Exercise goal - Could the lines from the start of the data through the line with "plt.rcParams['mathtext.it'] = 'Open" be set down exactly, with no pictures among them?

■ ■ ■ ■ ■

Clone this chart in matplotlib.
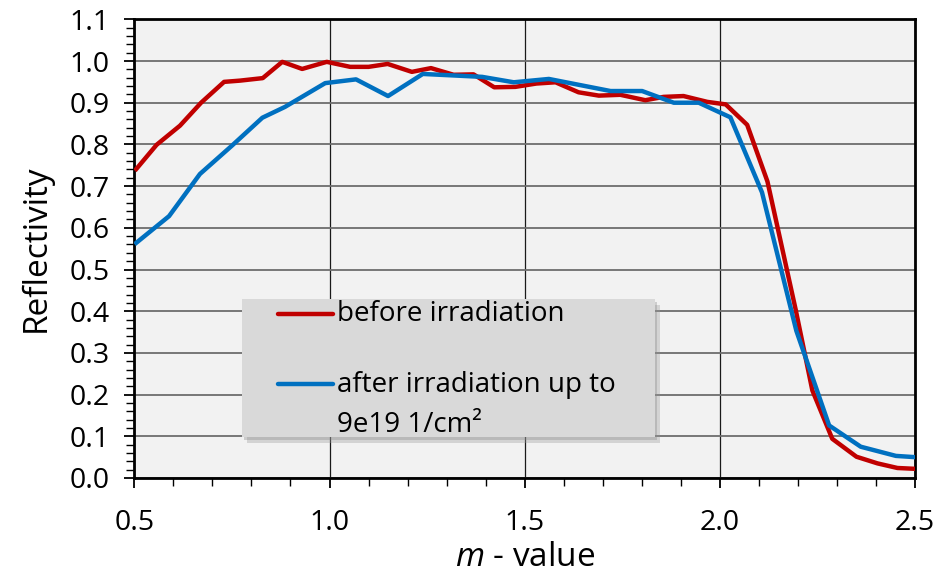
import matplotlib
matplotlib.use("Agg")
import matplotlib.pyplot as plt
from matplotlib.patches import Rectangle
from matplotlib.lines import Line2D
from matplotlib.ticker import MultipleLocator

plt.rcParams['font.family'] = ['Open Sans', 'DejaVu Sans']
plt.rcParams['mathtext.fontset'] = 'custom'
plt.rcParams['mathtext.rm'] = 'Open Sans'
plt.rcParams['mathtext.it'] = 'Open Sans:italic'

before_m = [0.505, 0.557, 0.617, 0.671, 0.730, 0.771, 0.829, 0.879, 0.930, 0.993,
            1.053, 1.100, 1.149, 1.211, 1.260, 1.318, 1.369, 1.422, 1.476, 1.530,
            1.579, 1.638, 1.690, 1.745, 1.809, 1.856, 1.907, 1.968, 2.015, 2.070,
            2.122, 2.194, 2.237, 2.288, 2.350, 2.404, 2.455, 2.500]
before_R = [0.741, 0.799, 0.845, 0.900, 0.950, 0.953, 0.959, 0.998, 0.981, 0.998,
            0.986, 0.986, 0.993, 0.974, 0.983, 0.967, 0.968, 0.937, 0.938, 0.946,
            0.949, 0.925, 0.917, 0.919, 0.906, 0.914, 0.916, 0.902, 0.896, 0.847,
            0.711, 0.405, 0.210, 0.094, 0.051, 0.035, 0.024, 0.022]

after_m = [0.505, 0.589, 0.668, 0.750, 0.828, 0.886, 0.989, 1.068, 1.150, 1.239,
           1.391, 1.472, 1.562, 1.720, 1.801, 1.882, 1.946, 2.027, 2.108, 2.196,
           2.280, 2.361, 2.451, 2.500]
after_R = [0.564, 0.628, 0.729, 0.797, 0.864, 0.890, 0.947, 0.956, 0.916, 0.969,
           0.962, 0.949, 0.957, 0.928, 0.928, 0.900, 0.900, 0.865, 0.685, 0.353,
           0.126, 0.075, 0.053, 0.050]

label_before = "before irradiation"
label_after = "after irradiation up to\n9e19 1/cm²"
xticks = [0.5, 1.0, 1.5, 2.0, 2.5]
yticks = [0.0, 0.1, 0.2, 0.3, 0.4, 0.5, 0.6, 0.7, 0.8, 0.9, 1.0, 1.1]

RED = "#c00000"
BLUE = "#0070c0"

fig = plt.figure(figsize=(9.48, 5.75), dpi=100)
ax = fig.add_axes([0.1417, 0.1687, 0.8235, 0.7977])
ax.set_facecolor("#f2f2f2")

ax.plot(before_m, before_R, color=RED, lw=3.2, solid_joinstyle='round', zorder=3)
ax.plot(after_m, after_R, color=BLUE, lw=3.2, solid_joinstyle='round', zorder=4)

ax.set_xlim(0.5, 2.5)
ax.set_ylim(0.0, 1.1)
ax.set_xticks(xticks)
ax.set_xticklabels([f"{v:.1f}" for v in xticks])
ax.set_yticks(yticks)
ax.set_yticklabels([f"{v:.1f}" for v in yticks])
ax.xaxis.set_minor_locator(MultipleLocator(0.1))
ax.yaxis.set_minor_locator(MultipleLocator(0.02))

ax.grid(axis='y', which='major', color='#6e6e6e', lw=1.3, zorder=1)
ax.grid(axis='x', which='major', color='#1a1a1a', lw=0.9, zorder=1)
ax.set_axisbelow(True)

for s in ax.spines.values():
    s.set_color('black')
    s.set_linewidth(2.0)

ax.tick_params(axis='both', which='major', direction='out', length=7, width=1.3,
               labelsize=20.5, colors='black')
ax.tick_params(axis='both', which='minor', direction='out', length=6, width=1.0)
ax.tick_params(axis='y', which='major', pad=11)
ax.tick_params(axis='x', which='major', pad=15)

ax.set_xlabel(r"$\mathit{m}$ - value", fontsize=24, labelpad=3)
ax.set_ylabel("Reflectivity", fontsize=24, labelpad=12)

# legend box (manual)
bx0, by0, bw, bh = 0.138, 0.0887, 0.529, 0.301
ax.add_patch(Rectangle((bx0 + 0.006, by0 - 0.012), bw, bh, transform=ax.transAxes,
                       facecolor='#9a9a9a', edgecolor='none', alpha=0.35, zorder=5))
ax.add_patch(Rectangle((bx0 + 0.003, by0 - 0.006), bw, bh, transform=ax.transAxes,
                       facecolor='#8a8a8a', edgecolor='none', alpha=0.35, zorder=5))
ax.add_patch(Rectangle((bx0, by0), bw, bh, transform=ax.transAxes,
                       facecolor='#d9d9d9', edgecolor='none', zorder=6))
ax.add_line(Line2D([0.184, 0.254], [0.3575, 0.3575], transform=ax.transAxes,
                   color=RED, lw=3.2, solid_capstyle='round', zorder=7))
ax.add_line(Line2D([0.184, 0.254], [0.205, 0.205], transform=ax.transAxes,
                   color=BLUE, lw=3.2, solid_capstyle='round', zorder=7))
ax.text(0.259, 0.3575, label_before, transform=ax.transAxes, fontsize=20,
        va='center', ha='left', zorder=8)
ax.text(0.259, 0.233, label_after, transform=ax.transAxes, fontsize=20,
        va='top', ha='left', linespacing=1.55, zorder=8)

fig.savefig("out.png", dpi=100)
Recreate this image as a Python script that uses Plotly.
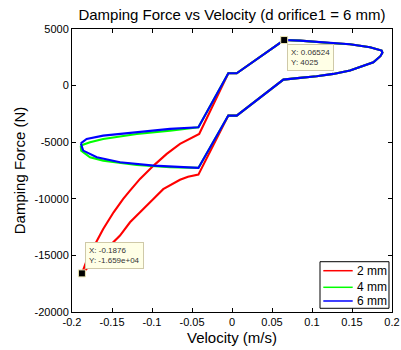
import plotly.graph_objects as go

# ---- data ----
series_names = ["2 mm", "4 mm", "6 mm"]
series_colors = ["#FF0000", "#00FF00", "#0000FF"]

# right-hand part of the loops (shared shape, drawn in all three series)
v_right = [-0.0046, 0.0059, 0.065, 0.085, 0.1267, 0.1475, 0.1725, 0.187, 0.1880, 0.1855,
           0.1767, 0.1642, 0.1475, 0.1267, 0.1058, 0.085, 0.0642, 0.0059, -0.0046]
f_right = [1087, 1087, 4025, 3975, 3737, 3650, 3384, 3092, 2900, 2600,
           2058, 1767, 1325, 1033, 822, 680, 530, -2650, -2650]

# 2 mm: left part (upper branch from tip, lower branch back to tip)
v_2mm_up = [-0.1876, -0.1817, -0.171, -0.161, -0.148, -0.136, -0.1275, -0.115, -0.098,
            -0.0816, -0.065, -0.05, -0.041]
f_2mm_up = [-16590, -15460, -13984, -12660, -11190, -10000, -9276, -8242, -7067,
            -6034, -5150, -4600, -4270]
v_2mm_lo = [-0.042, -0.055, -0.065, -0.076, -0.086, -0.098, -0.111, -0.1275, -0.14,
            -0.1525, -0.165, -0.178, -0.1876]
f_2mm_lo = [-7862, -8050, -8320, -8720, -9150, -10000, -10893, -12076, -13250,
            -14134, -15000, -15900, -16590]

# 4 mm: left part
v_4mm_up = [-0.1890, -0.1775, -0.161, -0.119, -0.0775, -0.042]
f_4mm_up = [-5300, -5010, -4710, -4270, -3975, -3680]
v_4mm_lo = [-0.042, -0.0775, -0.119, -0.161, -0.1775, -0.1885, -0.1890]
f_4mm_lo = [-7270, -7217, -7005, -6626, -6334, -5742, -5300]

# 6 mm: left part
v_6mm_up = [-0.1890, -0.1817, -0.161, -0.119, -0.0775, -0.042]
f_6mm_up = [-5100, -4710, -4417, -4125, -3825, -3680]
v_6mm_lo = [-0.042, -0.098, -0.14, -0.169, -0.186, -0.1890]
f_6mm_lo = [-7270, -7067, -6775, -6334, -5742, -5100]

# data tips
tip_v = [0.06524, -0.1876]
tip_f = [4025, -16590]
tip_text = ["X: 0.06524<br>Y: 4025", "X: -0.1876<br>Y: -1.659e+04"]

x_ticks = [-0.2, -0.15, -0.1, -0.05, 0, 0.05, 0.1, 0.15, 0.2]
x_tick_labels = ["-0.2", "-0.15", "-0.1", "-0.05", "0", "0.05", "0.1", "0.15", "0.2"]
y_ticks = [-20000, -15000, -10000, -5000, 0, 5000]
y_tick_labels = ["-20000", "-15000", "-10000", "-5000", "0", "5000"]

FONT = "Liberation Sans, Arial, sans-serif"

loops = [
    (v_2mm_up + v_right + v_2mm_lo, f_2mm_up + f_right + f_2mm_lo),
    (v_4mm_up + v_right + v_4mm_lo, f_4mm_up + f_right + f_4mm_lo),
    (v_6mm_up + v_right + v_6mm_lo, f_6mm_up + f_right + f_6mm_lo),
]

fig = go.Figure()
for name, col, (vx, fy) in zip(series_names, series_colors, loops):
    fig.add_trace(go.Scatter(x=vx, y=fy, mode="lines", name=name, showlegend=False,
                             line=dict(color=col, width=2.1)))

fig.add_trace(go.Scatter(x=tip_v, y=tip_f, mode="markers", showlegend=False,
                         marker=dict(symbol="square", size=7, color="black",
                                     line=dict(color="#EDE7B5", width=1))))

# datatip boxes: first one lower-right of its marker, second one upper-right
tip_anchor = [("top", -4), ("bottom", 4)]
for vx, fy, txt, (ya, ys) in zip(tip_v, tip_f, tip_text, tip_anchor):
    fig.add_annotation(x=vx, y=fy, text=txt, showarrow=False, xanchor="left", yanchor=ya,
                       xshift=3, yshift=ys, align="left",
                       font=dict(family=FONT, size=8, color="#333333"),
                       bgcolor="#FFFFE6", bordercolor="#CFC9A8", borderwidth=1, borderpad=3)

# legend box (MATLAB style), in paper coordinates of the plot area
fig.add_shape(type="rect", xref="paper", yref="paper", x0=0.775, x1=0.9906, y0=0.0131, y1=0.1777,
              line=dict(color="black", width=1), fillcolor="white", layer="above")
legend_rows = [0.1459, 0.0873, 0.0389]
for name, col, yr in zip(series_names, series_colors, legend_rows):
    fig.add_shape(type="line", xref="paper", yref="paper", x0=0.7853, x1=0.8772, y0=yr, y1=yr,
                  line=dict(color=col, width=1.5), layer="above")
    fig.add_annotation(xref="paper", yref="paper", x=0.8844, y=yr, text=name, showarrow=False,
                       xanchor="left", yanchor="middle",
                       font=dict(family=FONT, size=12, color="black"))

fig.update_layout(
    template="none",
    width=401, height=350,
    margin=dict(l=72, r=9, t=29, b=38, autoexpand=False),
    paper_bgcolor="white", plot_bgcolor="white",
    font=dict(family=FONT, size=11, color="black"),
    showlegend=False,
    title=dict(text="Damping Force vs Velocity (d orifice1 = 6 mm)", x=0.5, xref="paper",
               y=1 - 15 / 350, yref="container", yanchor="middle", xanchor="center",
               font=dict(family=FONT, size=15, color="black")),
)
fig.update_xaxes(range=[-0.2, 0.2], tickvals=x_ticks, ticktext=x_tick_labels, automargin=False,
                 showgrid=False, zeroline=False, showline=True, linecolor="black",
                 linewidth=1, mirror="ticks", ticks="inside", ticklen=4, tickcolor="black",
                 title=dict(text="Velocity (m/s)", font=dict(family=FONT, size=15), standoff=5))
fig.update_yaxes(range=[-20000, 5000], tickvals=y_ticks, ticktext=y_tick_labels, automargin=False,
                 showgrid=False, zeroline=False, showline=True, linecolor="black",
                 linewidth=1, mirror="ticks", ticks="inside", ticklen=4, tickcolor="black",
                 title=dict(text="Damping Force (N)", font=dict(family=FONT, size=15), standoff=5))

fig.write_html("out.html")
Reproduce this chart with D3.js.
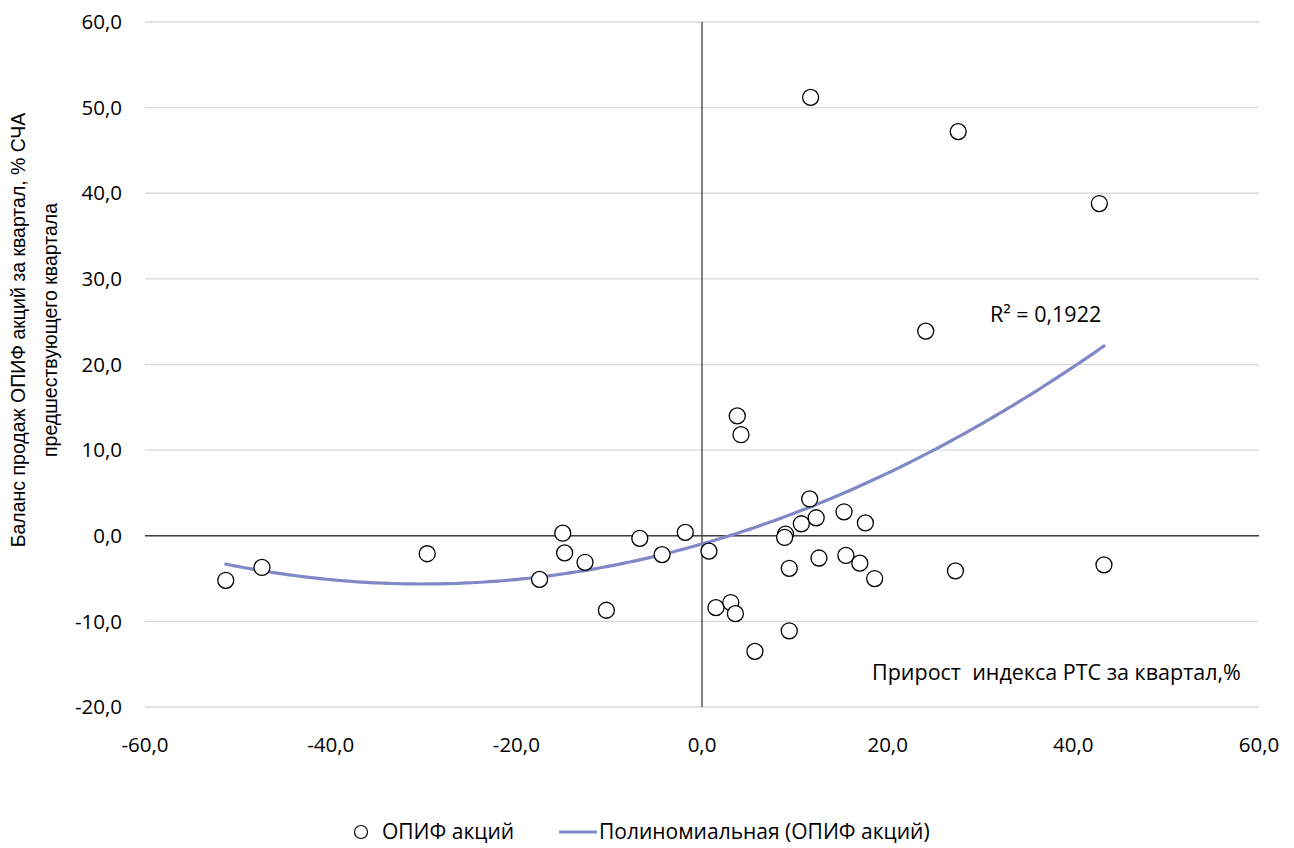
<!DOCTYPE html>
<html><head><meta charset="utf-8">
<script src="https://cdn.jsdelivr.net/npm/d3@7"></script>
<style>
body{margin:0;background:#fff;}
svg{display:block;}
text{white-space:pre;}
</style></head>
<body>
<svg id="chart" width="1294" height="848"></svg>
<script>
// Data: прирост индекса РТС (x), баланс продаж ОПИФ акций (y)
const rtsGrowth = [-51.3,-47.4,-29.6,-17.5,-15.0,-14.8,-12.6,-10.3,-6.7,-4.3,-1.8,0.75,1.5,3.1,3.6,3.8,4.2,5.7,9.0,8.9,9.4,9.4,10.7,11.6,11.7,12.3,12.6,15.3,15.5,17.0,17.6,18.6,24.1,27.3,27.6,42.8,43.3];
const fundFlow  = [-5.2,-3.7,-2.1,-5.1,0.3,-2.0,-3.1,-8.7,-0.3,-2.2,0.4,-1.8,-8.4,-7.8,-9.1,14.0,11.8,-13.5,0.2,-0.2,-3.8,-11.1,1.4,4.3,51.2,2.1,-2.6,2.8,-2.3,-3.2,1.5,-5.0,23.9,-4.1,47.2,38.8,-3.4];
const xTicks = [-60,-40,-20,0,20,40,60];
const yTicks = [-20,-10,0,10,20,30,40,50,60];
const seriesName = "ОПИФ акций";
const trendName = "Полиномиальная (ОПИФ акций)";
const r2Label = "R² = 0,1922";
const xTitle = "Прирост  индекса РТС за квартал,%";
const yTitle = ["Баланс продаж ОПИФ акций за квартал, % СЧА", "предшествующего квартала"];

const svg = d3.select("#chart");
const L = 145, R = 1259, T = 22, B = 707;
const x = d3.scaleLinear().domain([-60,60]).range([L,R]);
const y = d3.scaleLinear().domain([-20,60]).range([B,T]);
const fmt = v => d3.format(".1f")(v).replace(".", ",").replace("−","-");
const tickFont = "'Open Sans', sans-serif";

// grid
svg.append("g").selectAll("line").data(yTicks).join("line")
  .attr("x1",L).attr("x2",R).attr("y1",d=>y(d)).attr("y2",d=>y(d))
  .attr("stroke","#d9d9d9").attr("stroke-width",1.3);

// axes through zero
svg.append("line").attr("x1",L).attr("x2",R).attr("y1",y(0)).attr("y2",y(0)).attr("stroke","#404040").attr("stroke-width",1.3);
svg.append("line").attr("x1",x(0)).attr("x2",x(0)).attr("y1",T).attr("y2",B).attr("stroke","#404040").attr("stroke-width",1.3);

// y tick labels
svg.append("g").selectAll("text").data(yTicks).join("text")
  .attr("x",122).attr("y",d=>y(d)).attr("dy","0.35em").attr("text-anchor","end")
  .attr("font-family",tickFont).attr("font-size",20.5).attr("fill","#000").text(fmt);
// x tick labels
svg.append("g").selectAll("text").data(xTicks).join("text")
  .attr("x",d=>x(d)).attr("y",745).attr("dy","0.35em").attr("text-anchor","middle")
  .attr("font-family",tickFont).attr("font-size",20.5).attr("fill","#000").text(fmt);

// quadratic least squares trendline
function polyfit2(xs, ys){
  const n = xs.length;
  let S=[0,0,0,0,0], Ty=[0,0,0];
  for(let i=0;i<n;i++){
    const xi=xs[i], yi=ys[i];
    let p=1;
    for(let k=0;k<5;k++){S[k]+=p; if(k<3) Ty[k]+=p*yi; p*=xi;}
  }
  const A=[[S[0],S[1],S[2],Ty[0]],[S[1],S[2],S[3],Ty[1]],[S[2],S[3],S[4],Ty[2]]];
  for(let i=0;i<3;i++){
    for(let j=i+1;j<3;j++){const f=A[j][i]/A[i][i]; for(let k=i;k<4;k++) A[j][k]-=f*A[i][k];}
  }
  const c=[0,0,0];
  for(let i=2;i>=0;i--){let s=A[i][3]; for(let k=i+1;k<3;k++) s-=A[i][k]*c[k]; c[i]=s/A[i][i];}
  return c;
}
const coef = polyfit2(rtsGrowth, fundFlow);
const xmin = d3.min(rtsGrowth), xmax = d3.max(rtsGrowth);
const curve = d3.range(0,201).map(i=>{const xv = xmin+(xmax-xmin)*i/200; return [xv, coef[0]+coef[1]*xv+coef[2]*xv*xv];});
svg.append("path").datum(curve)
  .attr("d", d3.line().x(d=>x(d[0])).y(d=>y(d[1])))
  .attr("fill","none").attr("stroke","#8088c6").attr("stroke-width",3.2).attr("stroke-linecap","round");

// points
svg.append("g").selectAll("circle").data(rtsGrowth.map((v,i)=>[v,fundFlow[i]])).join("circle")
  .attr("cx",d=>x(d[0])).attr("cy",d=>y(d[1])).attr("r",8)
  .attr("fill","#fff").attr("stroke","#000").attr("stroke-width",1.3);

// R² label
svg.append("text").attr("x",990).attr("y",314).attr("dy","0.35em")
  .attr("font-family",tickFont).attr("font-size",21.5).attr("fill","#000").text(r2Label);

// x title
svg.append("text").attr("x",872).attr("y",672).attr("dy","0.35em")
  .attr("font-family",tickFont).attr("font-size",21.5).attr("fill","#000").text(xTitle);

// y title
const yt = svg.append("text").attr("transform","translate(0,330) rotate(-90)")
  .attr("text-anchor","middle").attr("font-family","'Liberation Sans', Arial, sans-serif").attr("font-size",19.5).attr("fill","#000");
yt.append("tspan").attr("x",0).attr("y",25).text(yTitle[0]);
yt.append("tspan").attr("x",0).attr("y",57).text(yTitle[1]);

// legend
const lg = svg.append("g");
lg.append("circle").attr("cx",361).attr("cy",832).attr("r",6.5).attr("fill","#fff").attr("stroke","#000").attr("stroke-width",1.2);
lg.append("text").attr("x",382).attr("y",832).attr("dy","0.35em").attr("font-family",tickFont).attr("font-size",21).text(seriesName);
lg.append("line").attr("x1",559).attr("x2",597).attr("y1",832).attr("y2",832).attr("stroke","#8088c6").attr("stroke-width",3);
lg.append("text").attr("x",599).attr("y",832).attr("dy","0.35em").attr("font-family",tickFont).attr("font-size",21).text(trendName);
</script>
</body></html>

■ ■ ■ ■ ■

Exercise answer -
Clone this chart in matplotlib.
import matplotlib
matplotlib.use("Agg")
import matplotlib.pyplot as plt
from matplotlib.patches import Rectangle
from matplotlib.lines import Line2D
from matplotlib.ticker import MultipleLocator

plt.rcParams['font.family'] = ['Open Sans', 'DejaVu Sans']
plt.rcParams['mathtext.fontset'] = 'custom'
plt.rcParams['mathtext.rm'] = 'Open Sans'
plt.rcParams['mathtext.it'] = 'Open Sans:italic'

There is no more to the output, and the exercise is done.